Popes Leo XIII and Pius XII and the Vat Council II threw open the doors to modern scripture study.


#16

desuetude – not being used anymore – a word that should collapse on itself, perhaps.

“Desuetude” has largely fallen into desuetude.


#17

I’m reading some excerpts from (Titus Flavius) Josephus, Jewish historian, and he takes wild liberties in translating the Hebrew scriptures into Greek. He was writing in the first century AD. Before him, Philo of Alexandria (Jewish philosopher) also took wild liberties with interpreting the Torah.

The Qumran book of Jubilees, ditto.

There were several traditions of scriptures uncovered at Qumran (the Dead Sea Scrolls) and there have been a lot of tweaks of scripture

Look at The New American Bible authorized by USCCB. I purchased a Bible recently which uses the THIRD revision of the original 1970 NAB.

as simply as it can be said, the Catholic Church has “moved beyond” the Vulgate in so many ways. We don’t hear about this too much, but the Church MUST have translated the Bible into many languages and something is always lost in translation. The intended audience may simply not understand the idioms that are used.

My niece vacationed in Peru and came back with a refrigerator magnet for me, a depiction of the Last Supper (not a term used in scripture) and it shows the apostles eating guinea pigs (or some small animal indigenous to Peru). Things get interpreted, not just translated.

Jerome, who is credited for beginning the Vulgate, rejected using the Septuagint, in favor of original Hebrew and Aramaic texts – not good enough, though. OTHERS completed the Vulgate with selections from the septuagint. (the septuagint, a Greek translation of the Hebrew scriptures, started off initially as a translation of the Torah; it took a century and a half to complete because it took that long to translate other important Hebrew writings).

With the kind of homilies I get in my parish, this conversation is like “post-graduate” level compared to the elementary school level homilies. I’m 66 and I’ve never heard a priest in the pulpit step into any of these controversies.


#18

Can you actually give some examples from these translations that demonstrate what you’re talking about (and mention which translation it is)? I’ve never seen any translations that have dropped parts of scripture or omitted them, although certain difficult passages might have an explanation in a footnote.


#19

I also have a cheap paperback version of the Jewish Publication Society Tanakh, the Jewish Bible, 24 books based on the Masoretic text DEVELOPED IN ABOUT THE 8TH AND 9TH CENTURIES.

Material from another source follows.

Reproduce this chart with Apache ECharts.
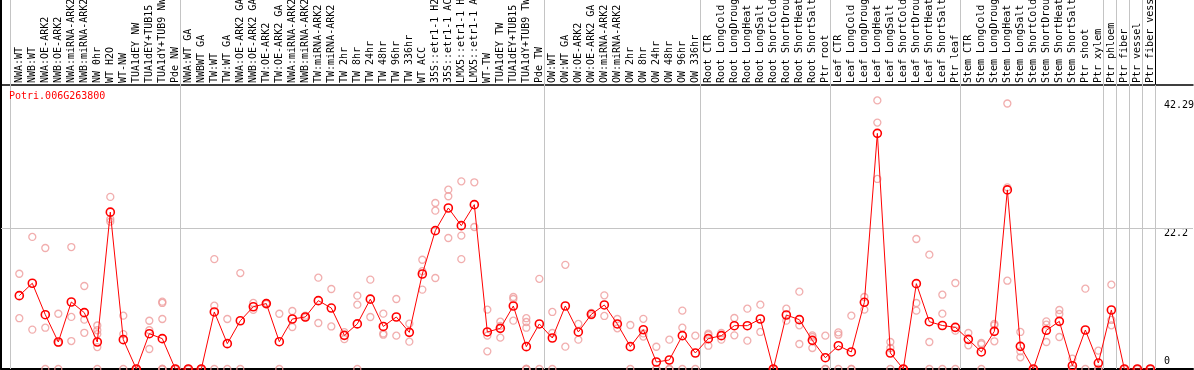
<!DOCTYPE html>
<html><head><meta charset="utf-8">
<script src="https://cdn.jsdelivr.net/npm/echarts@6/dist/echarts.min.js"></script>
<style>html,body{margin:0;padding:0;background:#fff}#c{width:1194px;height:370px}</style>
</head><body><div id="c"></div>
<script>
const geneId = 'Potri.006G263800';

const categories = [
  'NWA:WT','NWB:WT','NWA:OE-ARK2','NWB:OE-ARK2','NWA:miRNA-ARK2','NWB:miRNA-ARK2','NW 0hr','WT H2O','WT-NW',
  'TUA1dEY NW','TUA1dEY+TUB15','TUA1dY+TUB9 NW','Pde NW',
  'NWA:WT GA','NWBWT GA','TW:WT','TW:WT GA','NWA:OE-ARK2 GA','NWB:OE-ARK2 GA','TW:OE-ARK2','TW:OE-ARK2 GA',
  'NWA:miRNA-ARK2','NWB:miRNA-ARK2','TW:miRNA-ARK2','TW:miRNA-ARK2','TW 2hr','TW 8hr','TW 24hr','TW 48hr','TW 96hr',
  'TW 336hr','WT ACC','35S::etr1-1 H2O','35S::etr1-1 ACC','LMX5::etr1-1 H2O','LMX5::etr1-1 ACC','WT-TW','TUA1dEY TW',
  'TUA1dEY+TUB15','TUA1dY+TUB9 TW','Pde TW',
  'OW:WT','OW:WT GA','OW:OE-ARK2','OW:OE-ARK2 GA','OW:miRNA-ARK2','OW:miRNA-ARK2','OW 2hr','OW 8hr','OW 24hr','OW 48hr',
  'OW 96hr','OW 336hr',
  'Root CTR','Root LongCold','Root LongDrought','Root LongHeat','Root LongSalt','Root ShortCold','Root ShortDrought',
  'Root ShortHeat','Root ShortSalt','Ptr root',
  'Leaf CTR','Leaf LongCold','Leaf LongDrought','Leaf LongHeat','Leaf LongSalt','Leaf ShortCold','Leaf ShortDrought',
  'Leaf ShortHeat','Leaf ShortSalt','Ptr leaf',
  'Stem CTR','Stem LongCold','Stem LongDrought','Stem LongHeat','Stem LongSalt','Stem ShortCold','Stem ShortDrought',
  'Stem ShortHeat','Stem ShortSalt','Ptr shoot','Ptr xylem',
  'Ptr phloem','Ptr fiber','Ptr vessel','Ptr fiber vessel'
];

const meanValues = [
  11.55, 13.5, 8.55, 4.25, 10.55, 8.87, 4.25, 24.7, 4.62, 0, 5.56, 4.78, 0,
  0, 0, 8.98, 3.99, 7.6, 9.8, 10.3, 4.3, 7.87, 8.19, 10.76, 9.6, 5.3, 7.1, 11.0, 6.7, 8.19, 5.77,
  14.96, 21.78, 25.35, 22.57, 25.88, 5.83, 6.4, 9.92, 3.52, 7.09,
  4.88, 9.92, 5.83, 8.61, 10.08, 7.09, 3.52, 6.19, 1.1, 1.42, 5.25, 2.52,
  4.78, 5.25, 6.82, 6.82, 7.87, 0, 8.5, 7.77, 4.51, 1.78,
  3.67, 2.68, 10.5, 37.1, 2.52, 0, 13.44, 7.45, 6.85, 6.56,
  4.67, 2.68, 5.93, 28.2, 3.57, 0, 6.09, 7.5, 0.52, 6.14, 0.94,
  9.29, 0, 0, 0
];

const replicates = [
  [15.0, 8.0], [20.8, 6.2], [19.05, 6.5, 0], [8.7, 4.1, 0], [19.2, 8.2, 4.4], [13.07, 7.77, 5.7],
  [6.85, 6.1, 5.5, 3.46, 0], [27.1, 23.6, 23.2], [8.4, 5.5, 0], [0, 0, 0], [7.6, 6.1, 3.15],
  [10.6, 10.4, 7.87, 0, 0, 0], [0, 0, 0],
  [0, 0, 0], [0, 0, 0], [17.3, 9.97, 0], [7.87, 0], [15.1, 0], [10.4, 9.3], [10.4, 10.2], [8.7, 0],
  [9.13, 6.61], [8.4, 8.1], [14.38, 7.24], [12.6, 6.7], [5.8, 4.7], [11.55, 10.13, 0], [14.07, 8.19],
  [8.71, 5.6, 5.4], [11.02, 5.25], [7.14, 4.3], [17.2, 15.4, 12.5], [26.14, 24.93, 14.33],
  [28.24, 27.2, 20.63], [29.55, 21.0, 17.3], [29.4, 22.36], [9.34, 5.25, 2.78], [7.45, 6.8, 4.93],
  [11.34, 11.02, 7.61], [8.0, 7.4, 6.5, 0, 0, 0], [14.2, 0],
  [8.98, 5.67, 0], [16.4, 3.52], [7.09, 4.62], [8.82, 8.45], [11.6, 8.35], [7.87, 6.4], [6.93, 0],
  [7.9, 5.6, 5.1], [3.5, 0, 0], [4.62, 0, 0], [9.19, 6.51, 0], [5.25, 0],
  [5.56, 5.35, 3.67], [5.67, 4.62], [8.03, 5.3], [9.5, 4.46], [10.13, 5.83], [0, 0], [9.5, 7.61],
  [12.18, 6.88, 3.94], [5.3, 5.04, 3.31], [5.25, 0, 0],
  [5.77, 5.4, 0], [8.4, 0, 0], [11.34, 9.34], [42.29, 38.8, 29.92], [4.25, 3.31, 0], [0, 0],
  [20.47, 10.39, 9.19], [18.0, 4.25, 0], [11.7, 8.71, 0], [13.54, 6.04, 0],
  [5.67, 3.73], [4.1, 3.9, 0], [7.09, 6.88, 4.36], [41.8, 28.6, 13.9], [5.83, 2.78, 1.84], [0, 0],
  [7.5, 6.98, 4.25], [9.29, 8.66, 5.04], [1.63, 0, 0], [12.65, 0], [2.89, 0, 0],
  [13.28, 7.72, 6.88], [0, 0], [0, 0], [0, 0]
];

// last category index of each block (separators drawn after them)
const groupEnds = [12, 40, 52, 62, 72, 83, 84, 85, 86, 87];
const tickValues = [0, 22.2, 42.29];
const tickLabels = ['0', '22.2', '42.29'];

const FONT = 'DejaVu Sans Mono';
const xMin = -1.408, xMax = 90.28;
const yMax = 58.1, plotTop = 44.76;
const sepOffset = 0.37, leftLine = -0.72;

function labelFor(v) {
  let best = 0;
  tickValues.forEach((t, i) => { if (Math.abs(t - v) < Math.abs(tickValues[best] - v)) best = i; });
  return tickLabels[best];
}

const repData = [];
replicates.forEach((reps, i) => reps.forEach(v => repData.push([i, v])));
const meanData = meanValues.map((v, i) => [i, v]);

const grey = '#c4c4c4';
const sepLines = [{ xAxis: leftLine }].concat(groupEnds.map(e => ({ xAxis: e + sepOffset })));
sepLines.push({ yAxis: tickValues[1] });

const noLine = { show: false, onZero: false };

const chart = echarts.init(document.getElementById('c'), null, { renderer: 'canvas' });
chart.setOption({
  animation: false,
  backgroundColor: '#ffffff',
  title: {
    text: geneId, left: 9, top: 91, padding: 0,
    textStyle: { color: '#ff0000', fontFamily: FONT, fontSize: 10, fontWeight: 'normal' }
  },
  grid: { left: 1, right: 1, top: 0, bottom: 1, containLabel: false, outerBoundsMode: 'none' },
  xAxis: [
    {
      type: 'value', position: 'top', offset: -85, min: xMin, max: xMax,
      axisLine: { show: true, onZero: false, lineStyle: { color: '#000', width: 1.5 } },
      axisTick: { show: false }, splitLine: { show: false },
      axisLabel: {
        customValues: categories.map((_, i) => i),
        formatter: v => categories[Math.round(v)] || '',
        rotate: -90, margin: 2, fontFamily: FONT, fontSize: 10, color: '#000'
      }
    },
    {
      type: 'value', position: 'bottom', min: xMin, max: xMax,
      axisLine: { show: true, onZero: false, lineStyle: { color: '#000', width: 2 } },
      axisTick: { show: false }, splitLine: { show: false }, axisLabel: { show: false }
    }
  ],
  yAxis: [
    {
      type: 'value', position: 'left', min: 0, max: yMax,
      axisLine: { show: true, onZero: false, lineStyle: { color: '#000', width: 2 } },
      axisTick: { show: false }, splitLine: { show: false }, axisLabel: { show: false }
    },
    {
      type: 'value', position: 'right', offset: -29, min: 0, max: yMax,
      axisLine: noLine, axisTick: { show: false }, splitLine: { show: false },
      axisLabel: {
        customValues: tickValues.filter(v => v > 0), formatter: labelFor,
        verticalAlign: 'top', align: 'left', margin: 0, padding: [0, 0, 0, 0],
        fontFamily: FONT, fontSize: 10, color: '#000'
      }
    },
    {
      type: 'value', position: 'right', offset: -29, min: 0, max: yMax,
      axisLine: noLine, axisTick: { show: false }, splitLine: { show: false },
      axisLabel: {
        customValues: tickValues.filter(v => v === 0), formatter: labelFor,
        verticalAlign: 'bottom', align: 'left', margin: 0, padding: [0, 0, 3, 0],
        fontFamily: FONT, fontSize: 10, color: '#000'
      }
    }
  ],
  series: [
    {
      type: 'scatter', xAxisIndex: 0, yAxisIndex: 0, data: repData, z: 2,
      symbol: 'circle', symbolSize: 7, silent: true,
      itemStyle: { color: 'rgba(0,0,0,0)', borderColor: '#ee9a9a', borderWidth: 1.3 },
      markLine: {
        silent: true, symbol: ['none', 'none'], label: { show: false }, z: 1,
        lineStyle: { color: grey, width: 1, type: 'solid' },
        data: sepLines
      }
    },
    {
      type: 'line', xAxisIndex: 0, yAxisIndex: 0, data: meanData, z: 3,
      symbol: 'circle', symbolSize: 8, showAllSymbol: true, silent: true,
      lineStyle: { color: '#ff0000', width: 1 },
      itemStyle: { color: 'rgba(0,0,0,0)', borderColor: '#ff0000', borderWidth: 1.6 },
      markLine: {
        silent: true, symbol: ['none', 'none'], label: { show: false },
        data: [[
          { coord: [groupEnds[groupEnds.length - 1] + sepOffset, plotTop], lineStyle: { color: '#000', width: 1, type: 'solid' } },
          { coord: [groupEnds[groupEnds.length - 1] + sepOffset, yMax] }
        ]]
      }
    }
  ]
});
</script></body></html>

They are dedicated to the best scholarship in translating the Hebrew and there are MANY, MANY uncertain words and phrases in the Old Testament.

the old Hebrew doesn’t uses spaces between words and there are no vowels in the original tests. The Masoretic text ADDED the vowels because the knowledge of Hebrew was in danger of being lost. But, what did that do?

Look at BG

Now, what word is that? is it bAg, bEg, bIg, bOg, or bUg? The whole Old Testament is one puzzle after another. And, focusing on one translation, the Vulgate, is simply over-confidence in the accuracy of its translation. now, beg is a verb. big is an adjective, and bag, bog, and bug are nouns. We should never close our minds to new insights, even into the translation, although we certainly think we are very close to what the text says, but we will NEVER be 100% certain of everything.

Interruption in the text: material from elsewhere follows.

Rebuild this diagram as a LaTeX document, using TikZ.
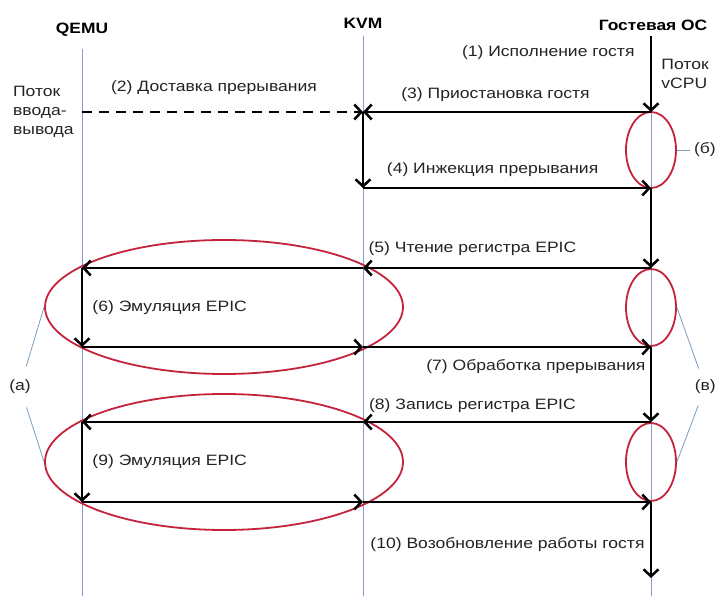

And, the Old Testament shows many signs of tampering, edits, additions, subtractions, misspelling, etc. It is rather fundamentalist to try to put the holy writ in concrete.

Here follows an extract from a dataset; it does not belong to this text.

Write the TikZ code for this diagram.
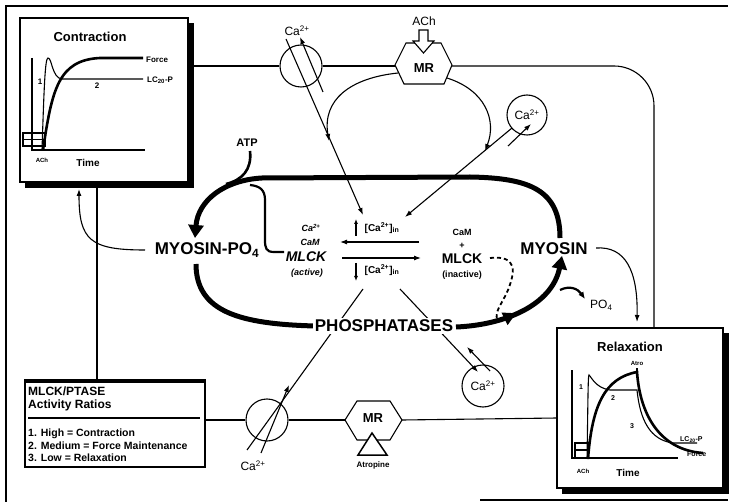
\documentclass[tikz,border=0pt]{standalone}
\usepackage{fontspec}
\setmainfont{Liberation Sans}
\usetikzlibrary{arrows.meta,calc,decorations.markings}
\begin{document}
\begin{tikzpicture}[x=1pt,y=-1pt,
 thn/.style={line width=1.1pt},
 arr/.style={-{Latex[length=7pt,width=5pt]}},
 loopln/.style={line width=5pt},
 bigarr/.style={-{Triangle[length=13pt,width=15pt]}},
 fnt/.style={inner sep=0pt, font=\fontsize{#1}{#1}\selectfont},
 fntb/.style={inner sep=0pt, font=\fontsize{#1}{#1}\selectfont\bfseries},
 fntbi/.style={inner sep=0pt, font=\fontsize{#1}{#1}\selectfont\bfseries\itshape},
 cabox/.style={circle, draw, line width=1.1pt, minimum size=#1, inner sep=0pt},
 shadowbox/.style={fill=black},
]
\useasboundingbox (0,0) rectangle (730,502);

% frame
\draw[thn] (6,502) -- (6,6) -- (728,6);
\draw[thn] (480,500) -- (728,500);

% ---------- Contraction box ----------
\fill[shadowbox] (25,23) rectangle (194,188);
\draw[thn, fill=white] (20,18) rectangle (188,182);
\node[fntb=13] (ctitle) at (90,37) {Contraction};
\draw[thn] (32,58) -- (32,150) -- (145,150);
\draw[thn] (23,133) rectangle (45,146);
\draw[thn] (23,139.5) -- (45,139.5);
\draw[line width=2.6pt] (43,150) .. controls (52,90) and (58,60) .. (100,58) -- (143,58);
\draw[thn] (42,150) .. controls (44,90) and (45,58) .. (48,58) .. controls (52,58) and (52,78) .. (62,79) -- (143,79);
\node[fntb=8, anchor=west] (cforce) at (146,60) {Force};
\node[fntb=8, anchor=west] (clc) at (147,80) {LC\textsubscript{20}-P};
\node[fntb=8] (c1) at (40,82) {1};
\node[fntb=8] (c2) at (97,86) {2};
\node[fntb=6] (cach) at (42,160) {ACh};
\node[fntb=10] (ctime) at (88,163) {Time};

% ---------- top membrane ----------
\node[cabox=42pt] (catop) at (301,66) {};
\draw[thn] (194,66) -- (catop.west);
\draw[thn] (catop.east) -- (395,66);
\draw[thn, rounded corners=40pt] (452,66) -- (654,66) -- (654,328);
\draw[thn, fill=white] (395,65) -- (406,43) -- (441,43) -- (452,65) -- (444,84) -- (404,84) -- cycle;
\node[fntb=13] (mrtop) at (424,68) {MR};
\draw[thn, fill=white] (419,30) -- (428,30) -- (428,41) -- (434,41) -- (423.5,53) -- (413,41) -- (419,41) -- cycle;
\node[fnt=12] (achtop) at (424,21) {ACh};
\node[fnt=12] (catoplbl) at (297,31) {Ca\textsuperscript{2+}};

% Ca channel top
\draw[thn, arr] (323,92) -- (300,37);
\draw[thn, arr] (286,39) -- (363,215);
% MR loops
\draw[thn, arr] (398,73) .. controls (350,78) and (322,100) .. (329,141);
\draw[thn, arr] (447,78) .. controls (485,90) and (497,120) .. (485,151);

% right Ca circle
\node[cabox=40pt, fnt=12] (caright) at (527,115) {Ca\textsuperscript{2+}};
\draw[thn, arr] (512,128) -- (405,217);
\draw[thn, arr] (508,146) -- (531,124);

% ---------- thick loop ----------
\draw[loopln, bigarr] (560,238) .. controls (560,190) and (530,178) .. (470,177) -- (262,178) .. controls (225,180) and (198,200) .. (195,238);
\draw[loopln] (196,264) .. controls (196,312) and (240,324) .. (315,326);
\draw[loopln, bigarr, postaction={decorate}, decoration={markings, mark=at position 0.45 with {\arrow{Triangle[length=13pt,width=13pt]}}}] (456,327) .. controls (505,325) and (552,305) .. (562,256);
\draw[line width=2.2pt, -{Latex[length=7pt,width=6pt]}] (560,290) .. controls (570,285) and (578,289) .. (585,299);
\node[fnt=12, anchor=west] (po4) at (590,305) {PO\textsubscript{4}};

% ATP
\node[fntb=11] (atp) at (247,143) {ATP};
\draw[line width=2.6pt] (250,151) .. controls (252,170) and (242,180) .. (226,184);
% MLCK active -> loop
\draw[line width=2.2pt] (284,252) -- (274,252) .. controls (266,252) and (265,248) .. (265,240) -- (265,200) .. controls (265,190) and (260,186) .. (250,185);

% MYOSIN-PO4 -> contraction
\draw[thn, arr] (145,250) .. controls (90,250) and (79,240) .. (79,189);
\draw[thn] (97,188) -- (97,380);

% MYOSIN -> Relaxation
\draw[thn, arr] (596,248) .. controls (625,246) and (638,270) .. (637,322);

% Phosphatase lines
\draw[thn] (363,289) -- (247,450);
\draw[thn, arr] (400,289) -- (478,372);
\draw[thn, arr] (261,453) -- (289,385);
\node[cabox=42pt, fnt=12] (cabr) at (483,386) {Ca\textsuperscript{2+}};
\draw[thn, arr] (490,371) -- (467,347);

% dashed
\draw[line width=1.8pt, dash pattern=on 4pt off 3pt] (490,258) .. controls (518,255) and (515,272) .. (508,290) .. controls (501,306) and (495,310) .. (497,320);

% main labels
\node[fntb=17] (mpo4) at (207,250) {MYOSIN-PO\textsubscript{4}};
\node[fntb=17] (myosin) at (554,249) {MYOSIN};
\node[fntb=17, fill=white, inner sep=2pt] (phos) at (384,326) {PHOSPHATASES};

% MLCK active
\node[fntbi=9] (caact) at (311,228) {Ca\textsuperscript{2+}};
\node[fntbi=9] (camact) at (310,242) {CaM};
\node[fntbi=14] (mlckact) at (306,257) {MLCK};
\node[fntbi=9] (actv) at (307,273) {(active)};
% Ca in
\node[fntb=10] (caup) at (382,228) {[Ca\textsuperscript{2+}]\textsubscript{in}};
\draw[line width=1.2pt, -{Latex[length=5pt,width=4pt]}] (356,236) -- (356,219);
\node[fntb=10] (cadn) at (382,270) {[Ca\textsuperscript{2+}]\textsubscript{in}};
\draw[line width=1.2pt, -{Latex[length=5pt,width=4pt]}] (356,263) -- (356,281);
\draw[thn, arr] (419,242) -- (340,242);
\draw[thn, arr] (342,258) -- (421,258);
% MLCK inactive
\node[fntb=9] (caminact) at (462,232) {CaM};
\node[fntb=9] (plus) at (462,246) {+};
\node[fntb=14] (mlckin) at (462,259) {MLCK};
\node[fntb=9] (inact) at (462,275) {(inactive)};

% ---------- MLCK/PTASE box ----------
\draw[thn, fill=white] (25,380) rectangle (205,467);
\draw[line width=3pt] (25,381) -- (205,381);
\node[fntb=12, anchor=west] (bt1) at (28,391) {MLCK/PTASE};
\node[fntb=12, anchor=west] (bt2) at (28,405) {Activity Ratios};
\draw[line width=1.5pt] (28,418) -- (200,418);
\node[fntb=10.5, anchor=west] (bi1) at (28,434) {1. High = Contraction};
\node[fntb=10.5, anchor=west] (bi2) at (28,446) {2. Medium = Force Maintenance};
\node[fntb=10.5, anchor=west] (bi3) at (28,458) {3. Low = Relaxation};

% ---------- bottom membrane ----------
\node[cabox=42pt] (cabot) at (267,420) {};
\draw[thn] (205,420) -- (cabot.west);
\draw[thn] (cabot.east) -- (345,420);
\draw[thn] (402,420) -- (557,418);
\draw[thn, fill=white] (345,420) -- (357,401) -- (390,401) -- (402,420) -- (390,440) -- (357,440) -- cycle;
\node[fntb=13] (mrbot) at (373,418) {MR};
\draw[line width=1.5pt, fill=white] (372,433) -- (387,455) -- (358,455) -- cycle;
\node[fntb=8] (atropine) at (373,465) {Atropine};
\node[fnt=12] (cabotlbl) at (253,466) {Ca\textsuperscript{2+}};

% ---------- Relaxation box ----------
\fill[shadowbox] (562,333) rectangle (729,494);
\draw[thn, fill=white] (557,328) rectangle (723,488);
\node[fntb=13] (rtitle) at (630,347) {Relaxation};
\draw[thn] (572,370) -- (572,458) -- (678,458);
\draw[thn] (575,443) rectangle (588,458);
\draw[thn] (575,450) -- (588,450);
\draw[line width=2.6pt] (588,459) .. controls (592,405) and (605,378) .. (637,372) .. controls (640,415) and (660,450) .. (703,453);
\draw[thn] (587,459) .. controls (588,400) and (588,375) .. (589,375) .. controls (592,378) and (596,388) .. (610,390) -- (637,390) .. controls (640,420) and (650,440) .. (673,443) -- (697,443);
\draw[thn] (637,372) -- (637,368);
\node[fntb=6] (ratro) at (637,363) {Atro};
\node[fntb=7, anchor=west] (rlc) at (680,440) {LC\textsubscript{20}-P};
\node[fntb=7, anchor=west] (rforce) at (687,454) {Force};
\node[fntb=7] (r1) at (581,387) {1};
\node[fntb=7] (r2) at (613,398) {2};
\node[fntb=7] (r3) at (632,426) {3};
\node[fntb=6] (rach) at (583,471) {ACh};
\node[fntb=10] (rtime) at (628,473) {Time};
\end{tikzpicture}
\end{document}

and, this is just regarding the words. That council of florence referred to in one of the op’s above, cancelled out the commandment in act 15 about not eating blood. That is no longer a commandment binding Catholics – we can eat blood (if we want to). That was penci-whipped away by stating that that commandment applied at the time,due to pagan worship at the time. So, things are still written on paper for a reason.